The exhibition was put together in collaboration with the New Albany Symphony Orchestra, which is playing a concert in honor of Hamlisch this October at the McCoy Center in New Albany. A quartet will preview three songs at the CMA on the exhibit’s opening night, in addition to a talk by Prince and Blair Hamlisch, said Heather Garner, executive director and violist for NASO.
“The Hamlisch songbook is vast,” Garner said in an email. “It is timeless music performed on Broadway, the silver screen and everywhere in between. I am quite certain he could turn a melody from a Mahler symphony into a country lyric.”
Garner said that a NASO concert will take place Oct. 3 and 4 and will incorporate Prince’s photographs into the show. She added that Prince “has an incredible eye and has captured some beautiful moments in time. It will be touching for all of us that have been moved at some point in our lives by the music of the great Marvin Hamlisch.”

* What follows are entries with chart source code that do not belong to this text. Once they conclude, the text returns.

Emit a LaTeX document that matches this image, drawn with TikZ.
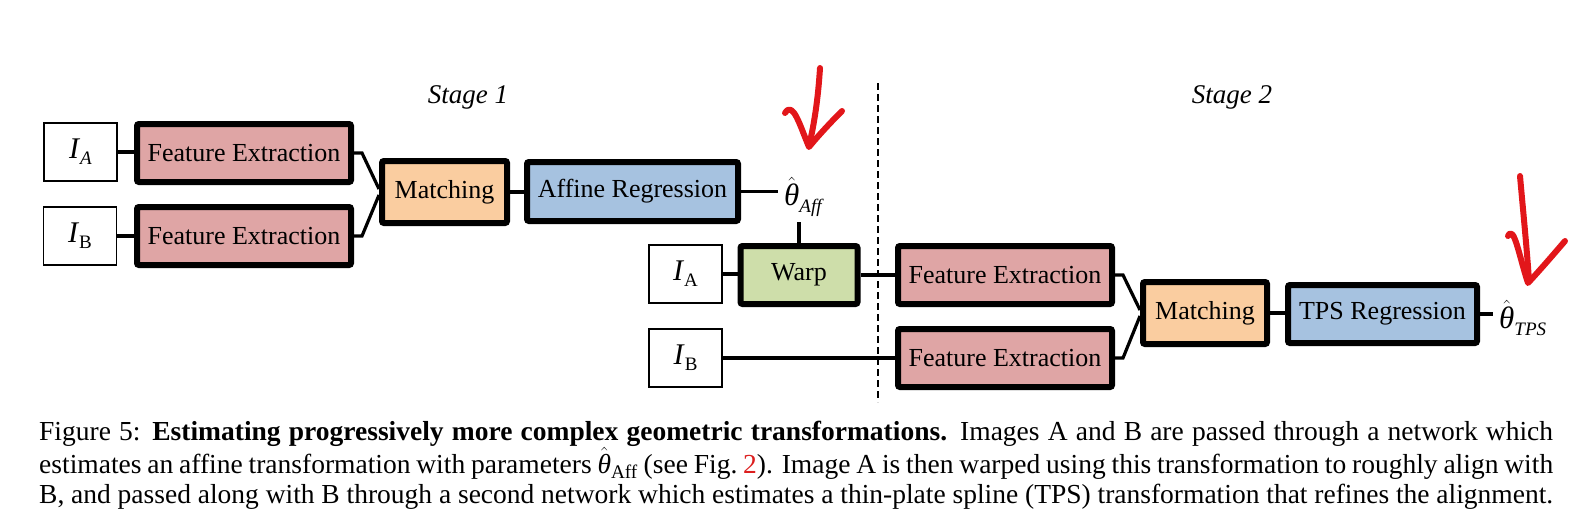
\documentclass[tikz,border=0pt]{standalone}
\usepackage{fontspec}
\setmainfont{Liberation Serif}
\definecolor{fepink}{RGB}{223,165,165}
\definecolor{matchorange}{RGB}{250,205,160}
\definecolor{regblue}{RGB}{166,194,224}
\definecolor{warpgreen}{RGB}{206,222,170}
\definecolor{markred}{RGB}{226,22,26}
\definecolor{linkred}{RGB}{220,30,30}
\newcommand\thetahat{\leavevmode\hbox{$\hat{\hbox{\textit{θ}}}$}}
\newcommand\mysub[1]{\raisebox{-0.45ex}{\fontsize{19}{20}\selectfont #1}}
\begin{document}
\begin{tikzpicture}[x=1pt,y=-1pt,
  blk/.style={draw=black, line width=6pt, rounded corners=2pt, inner sep=0pt,
    minimum height=58pt, font=\fontsize{26}{30}\selectfont},
  img/.style={draw=black, line width=1.2pt, fill=white, inner sep=0pt,
    minimum width=73pt, minimum height=58pt, font=\fontsize{30}{34}\selectfont},
  conn/.style={line width=3.2pt},
  stagelbl/.style={font=\itshape\fontsize{27}{30}\selectfont},
  thetalbl/.style={anchor=west, inner sep=0pt, font=\fontsize{31}{34}\selectfont},
  redmark/.style={draw=markred, line width=6pt, line cap=round, line join=round}]
\useasboundingbox (0,0) rectangle (1580,530);

% stage labels
\node[stagelbl] (s1) at (468,97) {Stage 1};
\node[stagelbl] (s2) at (1232,97) {Stage 2};

% stage 1
\node[img] (ia1) at (80.5,152) {\textit{I}\mysub{\textit{A}}};
\node[img] (ib1) at (80,236) {\textit{I}\mysub{B}};
\node[blk, fill=fepink, minimum width=214pt] (fe1) at (244,153) {Feature Extraction};
\node[blk, fill=fepink, minimum width=214pt] (fe2) at (244,236) {Feature Extraction};
\node[blk, fill=matchorange, minimum width=125pt, minimum height=62pt] (m1) at (444.5,192) {Matching};
\node[blk, fill=regblue, minimum width=211pt, minimum height=59pt] (aff) at (632.5,191.5) {Affine Regression};
\node[thetalbl] (thaff) at (784,197) {\thetahat\mysub{\textit{Aff}}};

% stage 2
\node[img] (ia2) at (685.5,274) {\textit{I}\mysub{A}};
\node[img] (ib2) at (685.5,358) {\textit{I}\mysub{B}};
\node[blk, fill=warpgreen, minimum width=117pt] (warp) at (799,275) {Warp};
\node[blk, fill=fepink, minimum width=214pt] (fe3) at (1005,275) {Feature Extraction};
\node[blk, fill=fepink, minimum width=214pt] (fe4) at (1005,358) {Feature Extraction};
\node[blk, fill=matchorange, minimum width=124pt, minimum height=62pt] (m2) at (1205,313) {Matching};
\node[blk, fill=regblue, minimum width=189pt] (tps) at (1382.5,314) {TPS Regression};
\node[thetalbl] (thtps) at (1499,318) {\thetahat\mysub{\textit{TPS}}};

% dashed separator
\coordinate (dtop) at (878,83);
\coordinate (dbot) at (878,402);
\draw[line width=1.3pt, dash pattern=on 7pt off 4pt] (dtop) -- (dbot);

% connectors
\draw[conn] (ia1.east) -- (ia1.east -| fe1.west);
\draw[conn] (ib1.east) -- (ib1.east -| fe2.west);
\draw[conn] (fe1.east) -- ++(8,0) -- ([yshift=3pt]m1.west);
\draw[conn] (fe2.east) -- ++(8,0) -- ([yshift=-3pt]m1.west);
\draw[conn] (m1.east) -- (m1.east -| aff.west);
\draw[conn] (aff.east) -- ([xshift=-6pt]aff.east -| thaff.west);
\draw[conn] (warp.north) -- ++(0,-21);
\draw[conn] (ia2.east) -- (ia2.east -| warp.west);
\draw[conn] (warp.east) -- (warp.east -| fe3.west);
\draw[conn] (ib2.east) -- (ib2.east -| fe4.west);
\draw[conn] (fe3.east) -- ++(8,0) -- ([yshift=3pt]m2.west);
\draw[conn] (fe4.east) -- ++(8,0) -- ([yshift=-3pt]m2.west);
\draw[conn] (m2.east) -- (m2.east -| tps.west);
\draw[conn] (tps.east) -- ([xshift=-6pt]tps.east -| thtps.west);

% red hand-drawn arrows
\draw[redmark] (820,68) .. controls (818,100) and (814,125) .. (809,146);
\draw[redmark] (785,113) .. controls (793,100) and (800,126) .. (809,147)
  .. controls (818,136) and (830,123) .. (842,111);
\draw[redmark] (1520,176) .. controls (1523,210) and (1527,250) .. (1529,281);
\draw[redmark] (1508,236) .. controls (1514,224) and (1519,256) .. (1528,283)
  .. controls (1540,270) and (1553,255) .. (1565,241);

% caption
\node[anchor=north west, inner sep=0pt, text width=1514pt, align=justify,
  font=\fontsize{27.5}{30.5}\selectfont] (cap) at (39,421)
{Figure 5: \textbf{Estimating progressively more complex geometric transformations.} Images A and B are passed through a network which\linebreak
estimates an affine transformation with parameters \thetahat\textsubscript{Aff} (see Fig.~\textcolor{linkred}{2}). Image A is then warped using this transformation to roughly align with\linebreak
B, and passed along with B through a second network which estimates a thin-plate spline (TPS) transformation that refines the alignment.};
\end{tikzpicture}
\end{document}
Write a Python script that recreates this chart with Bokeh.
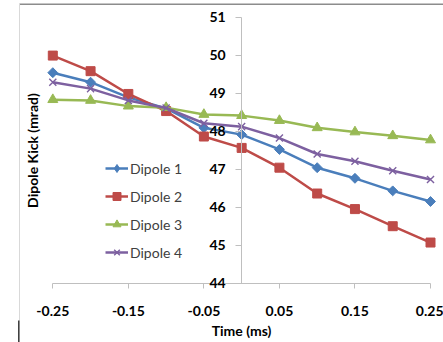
import numpy as np
from bokeh.plotting import figure
from bokeh.models import (Range1d, FixedTicker, Legend, LegendItem, BoxAnnotation,
                          Label, LinearAxis)
from bokeh.embed import file_html
from bokeh.resources import INLINE

time_ms = [-0.25, -0.2, -0.15, -0.1, -0.05, 0.0, 0.05, 0.1, 0.15, 0.2, 0.25]
dipole1 = [49.54, 49.29, 48.89, 48.60, 48.09, 47.91, 47.52, 47.04, 46.76, 46.43, 46.15]
dipole2 = [49.99, 49.58, 48.98, 48.53, 47.86, 47.56, 47.04, 46.36, 45.95, 45.50, 45.07]
dipole3 = [48.83, 48.81, 48.66, 48.62, 48.44, 48.41, 48.28, 48.09, 47.98, 47.88, 47.77]
dipole4 = [49.29, 49.12, 48.81, 48.61, 48.21, 48.12, 47.82, 47.40, 47.21, 46.96, 46.73]

series_names = ["Dipole 1", "Dipole 2", "Dipole 3", "Dipole 4"]
x_ticks = [-0.25, -0.15, -0.05, 0.05, 0.15, 0.25]
x_tick_labels = ["-0.25", "-0.15", "-0.05", "0.05", "0.15", "0.25"]
y_ticks = [44, 45, 46, 47, 48, 49, 50, 51]
x_title = "Time (ms)"
y_title = "Dipole Kick (mrad)"

FONT = "Lato"
W, H = 443, 342
# pixel layout of the data area (left, right, top, bottom)
PL, PR, PT, PB = 52.3, 430.0, 16.7, 282.7
xmin, xmax = x_ticks[0], x_ticks[-1]
ymin, ymax = y_ticks[0], y_ticks[-1]
sx = (PR - PL) / (xmax - xmin)
sy = (PB - PT) / (ymax - ymin)

p = figure(width=W, height=H, output_backend="svg", toolbar_location=None,
           x_range=Range1d(xmin - PL / sx, xmax + (W - PR) / sx),
           y_range=Range1d(ymin - (H - PB) / sy, ymax + PT / sy),
           min_border=0, x_axis_location=None, y_axis_location=None)
p.outline_line_color = None
p.xgrid.visible = False
p.ygrid.visible = False
p.background_fill_color = "white"
p.border_fill_color = "white"

# chart area border (top and left edges) and small mark at lower left
p.add_layout(BoxAnnotation(left=19, right=W + 5, top=H - 3, bottom=H - 4.5,
                           left_units="screen", right_units="screen",
                           top_units="screen", bottom_units="screen",
                           fill_color="#8C8C8C", fill_alpha=1, line_alpha=0, level="underlay"))
p.add_layout(BoxAnnotation(left=18.5, right=19.5, top=H - 3, bottom=-5,
                           left_units="screen", right_units="screen",
                           top_units="screen", bottom_units="screen",
                           fill_color="#D9D9D9", fill_alpha=1, line_alpha=0, level="underlay"))
p.add_layout(BoxAnnotation(left=17.5, right=19, top=22, bottom=-5,
                           left_units="screen", right_units="screen",
                           top_units="screen", bottom_units="screen",
                           fill_color="#404040", fill_alpha=1, line_alpha=0, level="underlay"))

# x axis at y = 44
xa = LinearAxis(fixed_location=ymin, bounds=(xmin, xmax))
xa.ticker = FixedTicker(ticks=x_ticks)
xa.major_label_overrides = {t: l for t, l in zip(x_ticks, x_tick_labels)}
xa.minor_tick_line_color = None
xa.major_tick_in = 0
xa.major_tick_out = 5
xa.axis_line_color = "#BFBFBF"
xa.major_tick_line_color = "#BFBFBF"
xa.major_label_text_font = FONT
xa.major_label_text_font_style = "bold"
xa.major_label_text_font_size = "14px"
xa.major_label_text_color = "#000000"
xa.major_label_standoff = 18
xa.axis_label = x_title
xa.axis_label_text_font = FONT
xa.axis_label_text_font_style = "bold"
xa.axis_label_text_font_size = "14px"
xa.axis_label_text_color = "#000000"
xa.axis_label_standoff = 2
p.add_layout(xa, "below")

# y axis at x = 0
ya = LinearAxis(fixed_location=0, bounds=(ymin, ymax))
ya.ticker = FixedTicker(ticks=y_ticks)
ya.minor_tick_line_color = None
ya.major_tick_in = 0
ya.major_tick_out = 6
ya.axis_line_color = "#BFBFBF"
ya.major_tick_line_color = "#BFBFBF"
ya.major_label_text_font = FONT
ya.major_label_text_font_style = "bold"
ya.major_label_text_font_size = "14px"
ya.major_label_text_color = "#000000"
ya.major_label_standoff = 10
p.add_layout(ya, "left")

# y title
p.add_layout(Label(x=32, y=H - 150, x_units="screen", y_units="screen", text=y_title,
                   angle=np.pi / 2, text_align="center", text_baseline="middle",
                   text_font=FONT, text_font_style="bold", text_font_size="14px",
                   text_color="#000000"))

colors = ["#4A7EBB", "#BE4B48", "#98B954", "#7D60A0"]
markers = ["square", "square", "triangle", "x"]
angles = [np.pi / 4, 0, 0, 0]
sizes = [7, 9, 10, 10]
series = [dipole1, dipole2, dipole3, dipole4]

items = []
for i, (name, ys, c, m, a, s) in enumerate(zip(series_names, series, colors, markers, angles, sizes)):
    ln = p.line(time_ms, ys, line_color=c, line_width=2.5)
    sc = p.scatter(time_ms, ys, marker=m, size=s, angle=a, fill_color=c, line_color=c,
                   line_width=1.4 if m == "x" else 1)
    if i == 0:
        # legend-only diamond (nothing drawn in the plot)
        leg = p.scatter(x=[np.nan], y=[np.nan], marker="diamond", size=10,
                        fill_color=c, line_color=c)
        items.append(LegendItem(label=name, renderers=[ln, leg]))
    else:
        items.append(LegendItem(label=name, renderers=[ln, sc]))

legend = Legend(items=items, location=(105, 80), orientation="vertical",
                glyph_width=23, glyph_height=20, label_height=20, spacing=8,
                padding=0, margin=0, label_standoff=2,
                label_text_font=FONT, label_text_font_size="14px", label_text_color="#404040",
                border_line_color=None, background_fill_alpha=0)
p.add_layout(legend, "center")

open("out.html", "w").write(file_html(p, INLINE))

The exhibit features 148 photographs, although it was planned to be just a few dozen, Maciejunes and Luper said. When the CMA staff saw Prince’s portfolio, they couldn’t resist adding more to the collection.
“The toughest thing has been speaking about Marvin over the lump in my throat,” Luper said. “He was so large a presence in (my husband’s life and mine) … I hope the exhibition will show what a wonderful, generous genius he was.”